Dans le même esprit, nous l’avions annoncé l’année passée, nous avons élaboré une plate-forme collaborative pour dématérialiser nos expertises qui remplit toutes les conditions administratives requises, notamment celles de la CNIL, satisfait les exigences d’authenticité, d’intégrité et de traçabilité, et n’attend que l’aval de la magistrature pour faire l’objet d’expérimentations.
Contrairement à ce que d’aucuns peuvent croire, il ne s’agit pas simplement de transformer du papier en fichiers numérisés, pour faire des économies de timbres.
La prise en compte de la problématique métier est essentielle qui donnera la possibilité aux architectes de créer un espace virtuel avec une interface graphique qui permettra au juge de se transporter virtuellement sur les lieux pour apprécier et comprendre la nature des désordres.

La dématérialisation nous projette dans le XXIe siècle, mais il nous faut garder à l’esprit la leçon des offices héréditaires du XVIIe siècle et ne pas courir le risque d’offrir  à une officine de professionnels de l’informatique un monopole, des avantages et des revenus garantis.

Voilà brossé à grands traits ce qui guide nos réflexions et nos actions, qui s’inscrivent dans une tradition qui nous oblige.
Sans autre puissance que celle d’une position symbolique, les experts espèrent être compris, entendus et soutenus dans ces démarches par les magistrats et les avocats.

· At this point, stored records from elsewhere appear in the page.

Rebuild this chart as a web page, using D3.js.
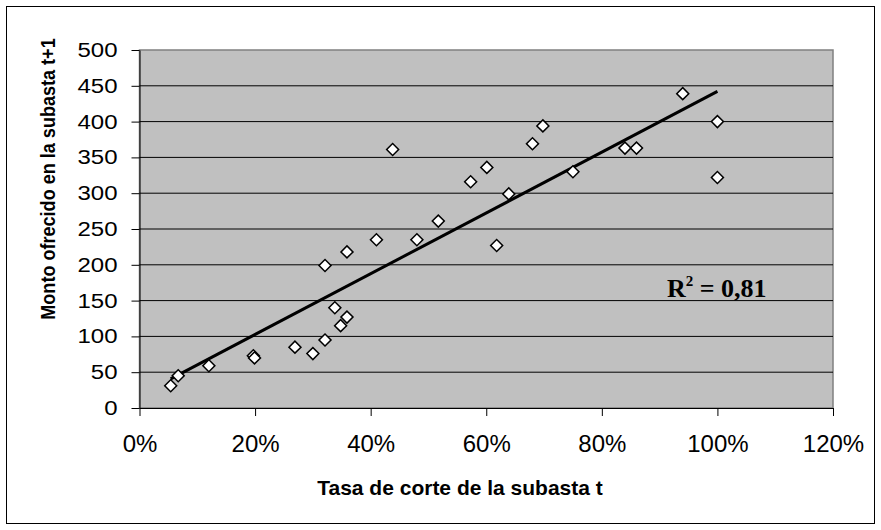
<!DOCTYPE html>
<html>
<head>
<meta charset="utf-8">
<script src="https://cdn.jsdelivr.net/npm/d3@7"></script>
<style>
  body { margin: 0; background: #fff; }
  text { font-family: Arial, "Liberation Sans", sans-serif; }
</style>
</head>
<body>
<svg id="chart" width="881" height="530"></svg>
<script>
// tasa de corte (t) vs monto ofrecido (t+1)
var tasa  = [0.054, 0.067, 0.12, 0.197, 0.199, 0.269, 0.30, 0.321, 0.348, 0.338, 0.359, 0.321, 0.359, 0.41, 0.438,
             0.48, 0.517, 0.573, 0.601, 0.618, 0.639, 0.68, 0.698, 0.75, 0.84, 0.86, 0.94, 1.0, 1.0];
var monto = [31, 45, 59, 73, 70, 85, 76, 95, 115, 140, 127, 199, 218, 235, 361,
             235, 261, 316, 336, 227, 299, 369, 394, 330, 363, 363, 439, 400, 322];
var xTicks = [0, 0.2, 0.4, 0.6, 0.8, 1.0, 1.2];
var yTicks = [0, 50, 100, 150, 200, 250, 300, 350, 400, 450, 500];
var r2Label = "0,81";

var data = tasa.map((t, i) => ({x: t, y: monto[i]}));

let svg = d3.select("#chart");

// outer frame
svg.append("rect")
  .attr("x", 6.5).attr("y", 6.5)
  .attr("width", 868).attr("height", 517)
  .attr("fill", "#fff")
  .attr("stroke", "#000")
  .attr("stroke-width", 1);

var xScale = d3.scaleLinear().domain([0, 1.2]).range([139.5, 833]);
var yScale = d3.scaleLinear().domain([0, 500]).range([408, 50]);

// plot area
svg.append("rect")
  .attr("x", xScale(0)).attr("y", yScale(500))
  .attr("width", xScale(1.2) - xScale(0))
  .attr("height", yScale(0) - yScale(500))
  .attr("fill", "#c0c0c0")
  .attr("stroke", "#808080")
  .attr("stroke-width", 1.5);

// gridlines
svg.append("g")
  .selectAll("line")
  .data(yTicks.filter(d => d > 0 && d < 500))
  .join("line")
  .attr("x1", xScale(0)).attr("x2", xScale(1.2))
  .attr("y1", d => yScale(d)).attr("y2", d => yScale(d))
  .attr("stroke", "#000")
  .attr("stroke-width", 1);

// axes
let xAxis = d3.axisBottom(xScale)
  .tickValues(xTicks)
  .tickFormat(d3.format(".0%"))
  .tickSizeInner(8).tickSizeOuter(0)
  .tickPadding(19);
let gx = svg.append("g")
  .attr("transform", `translate(0, ${yScale(0)})`)
  .call(xAxis);
gx.selectAll("text").style("font-size", "24px").attr("fill", "#000");
gx.selectAll("line, path").attr("stroke", "#000");

let yAxis = d3.axisLeft(yScale)
  .tickValues(yTicks)
  .tickSizeInner(8).tickSizeOuter(0)
  .tickPadding(14);
let gy = svg.append("g")
  .attr("transform", `translate(${xScale(0)}, 0)`)
  .call(yAxis);
gy.selectAll("text")
  .style("font-size", "24px")
  .attr("transform", "scale(1, 0.84)")
  .attr("fill", "#000");
gy.selectAll("line, path").attr("stroke", "#000");

// trend line (least squares)
var mx = d3.mean(tasa), my = d3.mean(monto);
var sxy = d3.sum(data, d => (d.x - mx) * (d.y - my));
var sxx = d3.sum(data, d => (d.x - mx) * (d.x - mx));
var slope = sxy / sxx, icpt = my - slope * mx;
var xr = d3.extent(tasa);

svg.append("line")
  .attr("x1", xScale(xr[0])).attr("y1", yScale(icpt + slope * xr[0]))
  .attr("x2", xScale(xr[1])).attr("y2", yScale(icpt + slope * xr[1]))
  .attr("stroke", "#000")
  .attr("stroke-width", 3);

// markers
var diamond = d3.symbol().type(d3.symbolSquare).size(72);
svg.append("g")
  .selectAll("path")
  .data(data)
  .join("path")
  .attr("d", diamond)
  .attr("transform", d => `translate(${xScale(d.x)}, ${yScale(d.y)}) rotate(45)`)
  .attr("fill", "#fff")
  .attr("stroke", "#000")
  .attr("stroke-width", 1.5);

// R^2 label
let r2 = svg.append("text")
  .attr("x", 667).attr("y", 297)
  .style("font-family", "'Times New Roman', 'Liberation Serif', serif")
  .style("font-weight", "bold")
  .style("font-size", "26px")
  .attr("fill", "#000");
r2.append("tspan").text("R");
r2.append("tspan").text("2").attr("dy", -11).style("font-size", "15px");
r2.append("tspan").text(" = " + r2Label).attr("dy", 11);

// axis titles
svg.append("text")
  .attr("x", 460).attr("y", 495)
  .style("text-anchor", "middle")
  .style("font-weight", "bold")
  .style("font-size", "21px")
  .attr("fill", "#000")
  .text("Tasa de corte de la subasta t");

svg.append("text")
  .attr("transform", "translate(55, 179) rotate(-90) scale(0.86, 1)")
  .style("text-anchor", "middle")
  .style("font-weight", "bold")
  .style("font-size", "21px")
  .attr("fill", "#000")
  .text("Monto ofrecido en la subasta t+1");
</script>
</body>
</html>
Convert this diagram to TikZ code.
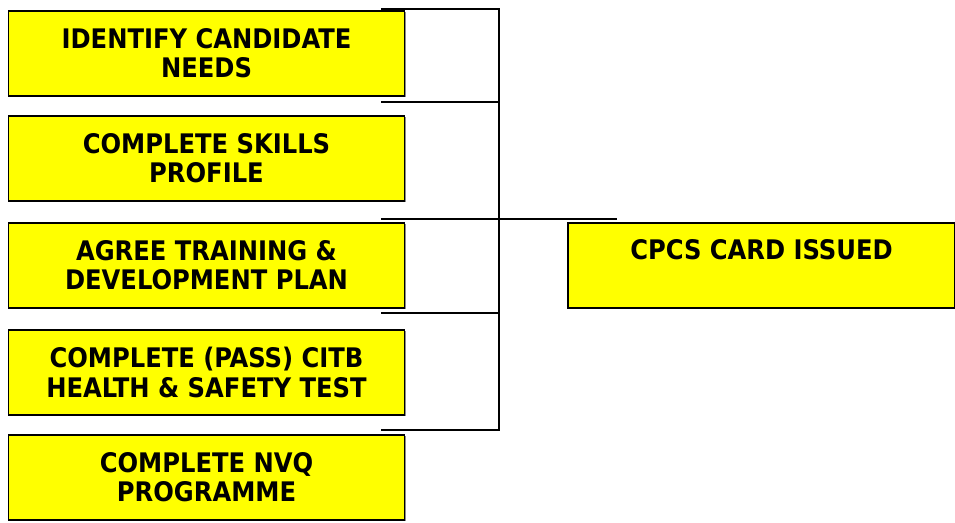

Mesdames et Messieurs les Magistrats, les avocats, et les Présidents des autres Compagnies, sachez que les experts architectes de notre Compagnie sont honorés de vous recevoir ce soir.
Considérez que cette réception est l’expression de notre reconnaissance et de notre dévouement à votre égard et à l’égard de l’idée que nous nous faisons de la Justice.
Au nom de la Compagnie, je vous remercie.